In questo libro Archimede dimostra il famoso principio che porta ancora il suo nome “Un corpo immerso in un liquido riceve una spinta dal basso verso l’alto pari al peso del volume di liquido spostato” .

L’aneddoto sulla corona del re, all’origine di questo principio, è rimastouu famoso per la celebre affermazione “Ereka” che significa “Ho trovato” pronunciata da Archimede dopo la sua scoperta. Il racconto ci è stato tramandato da Vitruvio, scrittore romano. Il re Gerone II aveva chiesto ad Archimede di risolvergli il seguente problema. Il re aveva fatto fondere una certa quantità d’oro per ricavarne una corona ma temeva che l’artigiano avesse sottratto parte dell’oro e l’avesse sostituito con materiale meno pregiato, come argento. Essendo la corona consacrata, non era lecito sezionarla per verificare se il materiale impiegato dall’artigiano fosse stato davvero tutto oro oppure solo una lega. Il re allora si rivolse ad Archimede affinchè trovasse un modo per capire cosa fosse realmente accaduto.
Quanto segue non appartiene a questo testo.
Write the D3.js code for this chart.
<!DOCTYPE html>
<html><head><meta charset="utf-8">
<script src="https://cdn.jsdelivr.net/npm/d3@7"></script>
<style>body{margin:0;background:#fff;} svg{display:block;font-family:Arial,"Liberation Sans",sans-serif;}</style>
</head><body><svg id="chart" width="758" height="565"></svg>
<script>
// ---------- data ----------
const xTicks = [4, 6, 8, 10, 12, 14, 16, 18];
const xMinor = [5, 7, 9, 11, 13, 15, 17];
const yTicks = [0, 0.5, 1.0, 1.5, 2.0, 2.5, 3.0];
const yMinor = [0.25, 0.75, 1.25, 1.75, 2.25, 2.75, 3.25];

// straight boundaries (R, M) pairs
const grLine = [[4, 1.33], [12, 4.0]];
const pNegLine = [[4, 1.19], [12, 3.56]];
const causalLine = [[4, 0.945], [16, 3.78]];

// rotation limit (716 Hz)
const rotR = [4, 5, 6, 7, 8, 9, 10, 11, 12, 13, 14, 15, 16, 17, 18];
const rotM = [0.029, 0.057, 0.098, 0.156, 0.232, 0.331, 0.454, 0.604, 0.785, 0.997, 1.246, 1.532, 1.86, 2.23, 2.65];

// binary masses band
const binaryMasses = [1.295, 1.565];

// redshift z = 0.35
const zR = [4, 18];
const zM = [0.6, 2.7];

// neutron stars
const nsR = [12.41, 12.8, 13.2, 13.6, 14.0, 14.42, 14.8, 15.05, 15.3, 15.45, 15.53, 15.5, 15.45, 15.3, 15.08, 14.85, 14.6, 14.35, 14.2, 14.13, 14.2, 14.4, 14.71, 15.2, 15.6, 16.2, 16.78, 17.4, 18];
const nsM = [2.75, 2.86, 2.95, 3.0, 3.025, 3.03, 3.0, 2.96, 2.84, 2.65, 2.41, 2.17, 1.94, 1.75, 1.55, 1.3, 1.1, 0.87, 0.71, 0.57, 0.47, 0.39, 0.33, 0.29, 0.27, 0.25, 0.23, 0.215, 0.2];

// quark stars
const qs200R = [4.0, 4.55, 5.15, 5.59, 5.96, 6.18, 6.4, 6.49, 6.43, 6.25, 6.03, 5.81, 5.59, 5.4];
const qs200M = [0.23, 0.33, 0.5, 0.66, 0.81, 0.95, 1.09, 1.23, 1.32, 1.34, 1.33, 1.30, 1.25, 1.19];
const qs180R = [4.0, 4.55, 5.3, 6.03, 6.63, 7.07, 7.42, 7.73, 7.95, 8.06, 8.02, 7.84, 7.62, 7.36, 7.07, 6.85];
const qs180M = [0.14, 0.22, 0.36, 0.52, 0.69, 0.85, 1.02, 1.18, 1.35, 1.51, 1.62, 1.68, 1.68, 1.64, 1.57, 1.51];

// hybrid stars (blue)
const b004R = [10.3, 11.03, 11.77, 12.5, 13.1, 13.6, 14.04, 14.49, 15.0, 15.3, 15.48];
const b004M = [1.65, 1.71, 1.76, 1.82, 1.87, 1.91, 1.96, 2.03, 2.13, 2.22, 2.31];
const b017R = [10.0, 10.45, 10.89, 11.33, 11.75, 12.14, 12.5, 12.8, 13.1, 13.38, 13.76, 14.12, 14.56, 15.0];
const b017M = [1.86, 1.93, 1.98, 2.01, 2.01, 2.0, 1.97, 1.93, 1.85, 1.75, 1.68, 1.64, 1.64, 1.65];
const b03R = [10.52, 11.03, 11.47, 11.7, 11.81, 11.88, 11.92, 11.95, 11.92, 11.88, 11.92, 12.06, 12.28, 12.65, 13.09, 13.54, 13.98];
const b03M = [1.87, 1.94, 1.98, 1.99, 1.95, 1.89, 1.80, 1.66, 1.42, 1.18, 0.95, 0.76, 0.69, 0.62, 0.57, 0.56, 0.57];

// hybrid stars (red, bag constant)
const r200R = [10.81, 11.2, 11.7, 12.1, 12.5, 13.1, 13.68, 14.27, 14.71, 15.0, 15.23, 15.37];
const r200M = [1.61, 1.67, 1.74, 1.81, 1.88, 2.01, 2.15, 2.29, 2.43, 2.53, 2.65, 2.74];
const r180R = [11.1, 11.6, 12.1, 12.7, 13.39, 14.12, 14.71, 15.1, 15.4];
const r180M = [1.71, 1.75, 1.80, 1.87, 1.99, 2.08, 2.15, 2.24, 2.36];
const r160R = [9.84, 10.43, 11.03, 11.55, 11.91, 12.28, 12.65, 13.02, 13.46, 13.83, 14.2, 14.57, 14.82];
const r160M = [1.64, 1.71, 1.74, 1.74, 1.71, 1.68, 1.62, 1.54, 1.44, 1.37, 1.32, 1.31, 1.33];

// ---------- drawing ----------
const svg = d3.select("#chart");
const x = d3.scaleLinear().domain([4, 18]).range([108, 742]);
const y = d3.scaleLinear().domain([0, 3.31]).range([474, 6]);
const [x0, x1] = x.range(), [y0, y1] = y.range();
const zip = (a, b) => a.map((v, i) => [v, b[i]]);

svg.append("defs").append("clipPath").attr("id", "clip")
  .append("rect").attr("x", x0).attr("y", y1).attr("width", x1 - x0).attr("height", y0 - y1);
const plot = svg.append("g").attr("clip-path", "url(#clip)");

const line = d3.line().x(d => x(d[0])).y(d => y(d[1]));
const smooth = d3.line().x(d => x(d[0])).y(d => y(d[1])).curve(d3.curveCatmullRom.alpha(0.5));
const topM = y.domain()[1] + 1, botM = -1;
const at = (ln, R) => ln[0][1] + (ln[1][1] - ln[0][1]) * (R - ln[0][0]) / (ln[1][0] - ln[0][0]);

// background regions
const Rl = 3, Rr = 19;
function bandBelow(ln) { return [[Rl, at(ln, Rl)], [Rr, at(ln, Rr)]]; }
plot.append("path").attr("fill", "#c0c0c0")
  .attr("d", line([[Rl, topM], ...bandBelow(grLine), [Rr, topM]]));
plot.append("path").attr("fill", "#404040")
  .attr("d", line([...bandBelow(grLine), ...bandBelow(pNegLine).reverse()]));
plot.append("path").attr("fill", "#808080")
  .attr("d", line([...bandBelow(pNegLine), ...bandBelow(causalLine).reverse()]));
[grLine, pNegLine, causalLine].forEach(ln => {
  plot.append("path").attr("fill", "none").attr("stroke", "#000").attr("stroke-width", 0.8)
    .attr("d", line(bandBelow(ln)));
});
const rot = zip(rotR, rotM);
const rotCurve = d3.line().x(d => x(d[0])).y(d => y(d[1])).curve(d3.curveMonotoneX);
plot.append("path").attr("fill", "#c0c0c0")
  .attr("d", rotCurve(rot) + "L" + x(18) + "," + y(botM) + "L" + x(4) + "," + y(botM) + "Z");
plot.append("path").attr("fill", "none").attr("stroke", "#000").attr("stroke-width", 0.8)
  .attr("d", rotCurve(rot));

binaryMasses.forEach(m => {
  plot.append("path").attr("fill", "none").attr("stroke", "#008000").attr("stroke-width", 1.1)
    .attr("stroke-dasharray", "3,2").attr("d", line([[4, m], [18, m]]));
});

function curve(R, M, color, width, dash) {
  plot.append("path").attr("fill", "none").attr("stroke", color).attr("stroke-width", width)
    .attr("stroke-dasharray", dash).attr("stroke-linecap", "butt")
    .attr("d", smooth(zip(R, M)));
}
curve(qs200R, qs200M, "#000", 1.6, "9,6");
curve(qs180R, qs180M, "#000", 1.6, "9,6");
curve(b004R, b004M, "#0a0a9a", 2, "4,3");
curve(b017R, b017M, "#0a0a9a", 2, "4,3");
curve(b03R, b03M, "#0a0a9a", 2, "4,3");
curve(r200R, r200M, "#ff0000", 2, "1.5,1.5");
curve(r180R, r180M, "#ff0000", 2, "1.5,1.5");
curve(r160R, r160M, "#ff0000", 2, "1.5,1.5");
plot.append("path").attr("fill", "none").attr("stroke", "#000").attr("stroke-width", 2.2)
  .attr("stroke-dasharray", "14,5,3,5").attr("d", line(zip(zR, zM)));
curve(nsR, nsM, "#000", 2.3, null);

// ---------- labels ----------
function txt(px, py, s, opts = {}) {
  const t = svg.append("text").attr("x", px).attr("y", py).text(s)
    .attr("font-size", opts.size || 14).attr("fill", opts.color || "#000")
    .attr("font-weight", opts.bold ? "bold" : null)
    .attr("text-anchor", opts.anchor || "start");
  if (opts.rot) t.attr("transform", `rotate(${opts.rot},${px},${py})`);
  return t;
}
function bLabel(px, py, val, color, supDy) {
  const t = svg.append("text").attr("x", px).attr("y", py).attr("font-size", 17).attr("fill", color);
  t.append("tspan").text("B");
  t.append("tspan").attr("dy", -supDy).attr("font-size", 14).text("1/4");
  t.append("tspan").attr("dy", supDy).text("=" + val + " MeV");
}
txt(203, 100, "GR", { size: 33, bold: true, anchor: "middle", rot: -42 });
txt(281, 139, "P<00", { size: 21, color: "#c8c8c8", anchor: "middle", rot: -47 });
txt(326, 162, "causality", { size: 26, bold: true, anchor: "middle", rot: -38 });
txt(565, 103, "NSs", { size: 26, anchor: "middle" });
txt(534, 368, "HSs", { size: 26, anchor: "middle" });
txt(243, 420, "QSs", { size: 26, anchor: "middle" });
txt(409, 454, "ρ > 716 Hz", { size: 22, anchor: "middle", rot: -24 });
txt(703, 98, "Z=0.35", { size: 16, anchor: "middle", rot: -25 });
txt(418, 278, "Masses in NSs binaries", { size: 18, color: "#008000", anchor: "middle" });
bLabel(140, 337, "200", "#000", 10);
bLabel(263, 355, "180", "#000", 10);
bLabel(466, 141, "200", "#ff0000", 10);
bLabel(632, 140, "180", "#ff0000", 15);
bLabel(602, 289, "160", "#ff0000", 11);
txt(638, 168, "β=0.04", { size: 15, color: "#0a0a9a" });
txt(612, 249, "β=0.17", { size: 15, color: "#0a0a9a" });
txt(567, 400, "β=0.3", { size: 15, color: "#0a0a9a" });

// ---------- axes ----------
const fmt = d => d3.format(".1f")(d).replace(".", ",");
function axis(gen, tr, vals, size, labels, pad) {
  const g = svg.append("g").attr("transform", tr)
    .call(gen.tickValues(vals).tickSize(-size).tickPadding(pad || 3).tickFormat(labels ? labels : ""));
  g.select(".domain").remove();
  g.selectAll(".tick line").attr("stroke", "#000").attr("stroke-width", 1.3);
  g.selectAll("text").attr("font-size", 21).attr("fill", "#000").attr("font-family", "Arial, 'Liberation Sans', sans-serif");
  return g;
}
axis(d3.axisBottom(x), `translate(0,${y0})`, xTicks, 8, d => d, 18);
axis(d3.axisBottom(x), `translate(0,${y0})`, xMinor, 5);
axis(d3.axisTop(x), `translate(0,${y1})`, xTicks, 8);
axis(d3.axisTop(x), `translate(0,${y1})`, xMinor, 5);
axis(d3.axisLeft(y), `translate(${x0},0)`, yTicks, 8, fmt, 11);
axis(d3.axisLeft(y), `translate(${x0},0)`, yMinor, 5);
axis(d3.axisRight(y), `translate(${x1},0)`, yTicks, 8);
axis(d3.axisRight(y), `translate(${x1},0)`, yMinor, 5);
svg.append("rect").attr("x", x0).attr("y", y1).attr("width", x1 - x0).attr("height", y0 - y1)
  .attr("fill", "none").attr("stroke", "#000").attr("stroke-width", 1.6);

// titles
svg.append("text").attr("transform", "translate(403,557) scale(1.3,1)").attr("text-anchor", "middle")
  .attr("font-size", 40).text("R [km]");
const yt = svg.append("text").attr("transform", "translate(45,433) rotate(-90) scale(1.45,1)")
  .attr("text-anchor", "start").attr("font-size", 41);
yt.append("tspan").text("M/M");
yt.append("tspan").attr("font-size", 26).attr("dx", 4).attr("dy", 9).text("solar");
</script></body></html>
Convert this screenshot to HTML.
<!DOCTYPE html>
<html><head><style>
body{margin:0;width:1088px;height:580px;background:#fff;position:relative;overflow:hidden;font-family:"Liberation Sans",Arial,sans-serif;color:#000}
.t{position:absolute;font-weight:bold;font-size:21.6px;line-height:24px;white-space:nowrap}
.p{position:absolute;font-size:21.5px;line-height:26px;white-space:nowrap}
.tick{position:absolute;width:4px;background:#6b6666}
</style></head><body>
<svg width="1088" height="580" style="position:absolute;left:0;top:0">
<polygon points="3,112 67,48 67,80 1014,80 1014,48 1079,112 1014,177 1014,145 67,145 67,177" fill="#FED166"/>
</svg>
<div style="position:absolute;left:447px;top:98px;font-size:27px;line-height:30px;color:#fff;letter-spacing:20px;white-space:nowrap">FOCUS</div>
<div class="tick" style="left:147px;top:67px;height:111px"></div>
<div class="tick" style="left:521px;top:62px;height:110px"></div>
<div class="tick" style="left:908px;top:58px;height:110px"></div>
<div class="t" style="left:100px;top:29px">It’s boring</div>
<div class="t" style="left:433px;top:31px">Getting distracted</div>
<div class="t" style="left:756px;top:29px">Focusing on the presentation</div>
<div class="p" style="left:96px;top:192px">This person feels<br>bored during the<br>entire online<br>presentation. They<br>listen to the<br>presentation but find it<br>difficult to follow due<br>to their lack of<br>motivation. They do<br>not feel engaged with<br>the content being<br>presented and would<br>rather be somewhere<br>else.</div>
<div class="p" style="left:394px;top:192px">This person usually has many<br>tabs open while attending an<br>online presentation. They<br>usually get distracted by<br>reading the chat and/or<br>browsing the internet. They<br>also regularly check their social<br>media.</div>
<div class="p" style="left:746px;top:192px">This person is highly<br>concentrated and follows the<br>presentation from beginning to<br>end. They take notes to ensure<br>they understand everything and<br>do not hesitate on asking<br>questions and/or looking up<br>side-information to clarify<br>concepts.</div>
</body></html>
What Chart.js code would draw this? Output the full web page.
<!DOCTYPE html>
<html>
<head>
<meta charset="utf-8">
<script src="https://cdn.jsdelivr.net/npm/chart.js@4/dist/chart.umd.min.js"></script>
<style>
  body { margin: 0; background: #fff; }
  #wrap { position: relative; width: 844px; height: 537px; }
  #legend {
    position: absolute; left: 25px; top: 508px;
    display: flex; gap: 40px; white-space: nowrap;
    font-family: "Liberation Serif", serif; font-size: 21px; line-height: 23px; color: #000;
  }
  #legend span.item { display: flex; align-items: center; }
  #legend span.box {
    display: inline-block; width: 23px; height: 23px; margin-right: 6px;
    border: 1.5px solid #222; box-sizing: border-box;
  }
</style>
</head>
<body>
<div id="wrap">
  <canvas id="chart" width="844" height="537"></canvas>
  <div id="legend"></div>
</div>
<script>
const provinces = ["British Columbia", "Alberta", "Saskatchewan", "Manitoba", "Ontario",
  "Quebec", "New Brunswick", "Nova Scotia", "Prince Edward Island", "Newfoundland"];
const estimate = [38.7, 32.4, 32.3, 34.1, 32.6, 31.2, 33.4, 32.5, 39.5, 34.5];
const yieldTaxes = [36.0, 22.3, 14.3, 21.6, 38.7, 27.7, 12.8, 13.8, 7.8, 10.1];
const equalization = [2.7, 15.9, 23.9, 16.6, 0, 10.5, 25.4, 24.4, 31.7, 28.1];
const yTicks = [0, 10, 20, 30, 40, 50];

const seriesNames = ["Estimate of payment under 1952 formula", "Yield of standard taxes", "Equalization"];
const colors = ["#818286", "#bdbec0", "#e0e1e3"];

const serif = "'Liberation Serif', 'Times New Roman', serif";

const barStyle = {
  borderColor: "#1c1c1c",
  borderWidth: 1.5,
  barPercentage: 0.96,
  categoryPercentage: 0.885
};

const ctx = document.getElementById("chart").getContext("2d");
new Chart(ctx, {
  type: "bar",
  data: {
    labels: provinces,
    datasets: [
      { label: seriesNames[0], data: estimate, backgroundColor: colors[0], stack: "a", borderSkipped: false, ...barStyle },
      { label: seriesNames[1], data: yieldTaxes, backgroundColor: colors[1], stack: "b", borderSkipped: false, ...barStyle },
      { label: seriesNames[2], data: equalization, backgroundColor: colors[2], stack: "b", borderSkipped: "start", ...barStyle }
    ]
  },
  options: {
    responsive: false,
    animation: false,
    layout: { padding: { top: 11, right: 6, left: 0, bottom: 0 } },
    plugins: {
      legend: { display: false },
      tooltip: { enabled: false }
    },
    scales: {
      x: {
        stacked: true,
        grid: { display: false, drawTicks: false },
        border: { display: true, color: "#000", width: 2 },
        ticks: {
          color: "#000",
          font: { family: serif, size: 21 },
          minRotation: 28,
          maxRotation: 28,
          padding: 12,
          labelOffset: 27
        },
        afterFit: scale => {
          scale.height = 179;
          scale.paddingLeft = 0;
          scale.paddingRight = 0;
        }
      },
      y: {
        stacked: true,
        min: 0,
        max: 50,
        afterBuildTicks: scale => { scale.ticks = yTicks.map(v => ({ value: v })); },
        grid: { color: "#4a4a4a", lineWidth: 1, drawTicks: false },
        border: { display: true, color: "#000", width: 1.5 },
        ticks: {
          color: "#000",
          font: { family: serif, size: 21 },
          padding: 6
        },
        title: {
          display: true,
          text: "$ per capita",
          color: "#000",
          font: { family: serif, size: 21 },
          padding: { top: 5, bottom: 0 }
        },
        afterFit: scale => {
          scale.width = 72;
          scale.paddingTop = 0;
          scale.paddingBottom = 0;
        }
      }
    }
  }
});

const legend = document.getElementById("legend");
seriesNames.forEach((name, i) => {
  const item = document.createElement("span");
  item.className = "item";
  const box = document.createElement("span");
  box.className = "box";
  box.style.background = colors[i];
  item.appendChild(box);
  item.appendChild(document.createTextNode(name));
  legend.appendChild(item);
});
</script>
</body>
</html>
Un giorno mentre lo scienziato stava  facendo il bagno notò che quanto più il suo corpo si immergeva nell’acqua tanto più il  livello del liquido si alzava: fu questa  osservazione a fornirgli la soluzione. Per l’entusiasmo Archimede si precipitò nudo per strada gridando “Eureka” e subito, una volta arrivato a casa, si mise all’opera. Bastava porre in una vasca una quantità d'oro puro di peso pari a quello della corona e poi riempire la vasca fino all'orlo. Bisognava poi togliere l'oro e immergervi la corona. Se nella corona ci fosse stato anche argento, che a parità di peso occupa un volume maggiore di quello dell'oro, l'acqua sarebbe fuoriuscita dalla vasca; Archimede riuscì così a provare che la corona  non era tutta di oro! L’aneddoto racconta però, un evento che non può essere accaduto veramente. Supponendo  infatti che la corona pesasse circa  un chilo e che l’orafo avesse sostituito il 30% dell’oro con l’argento, il livello dell’acqua sarebbe salito di 0.41 millimetri, quantità certamente non rilevabile con gli strumenti dell’epoca.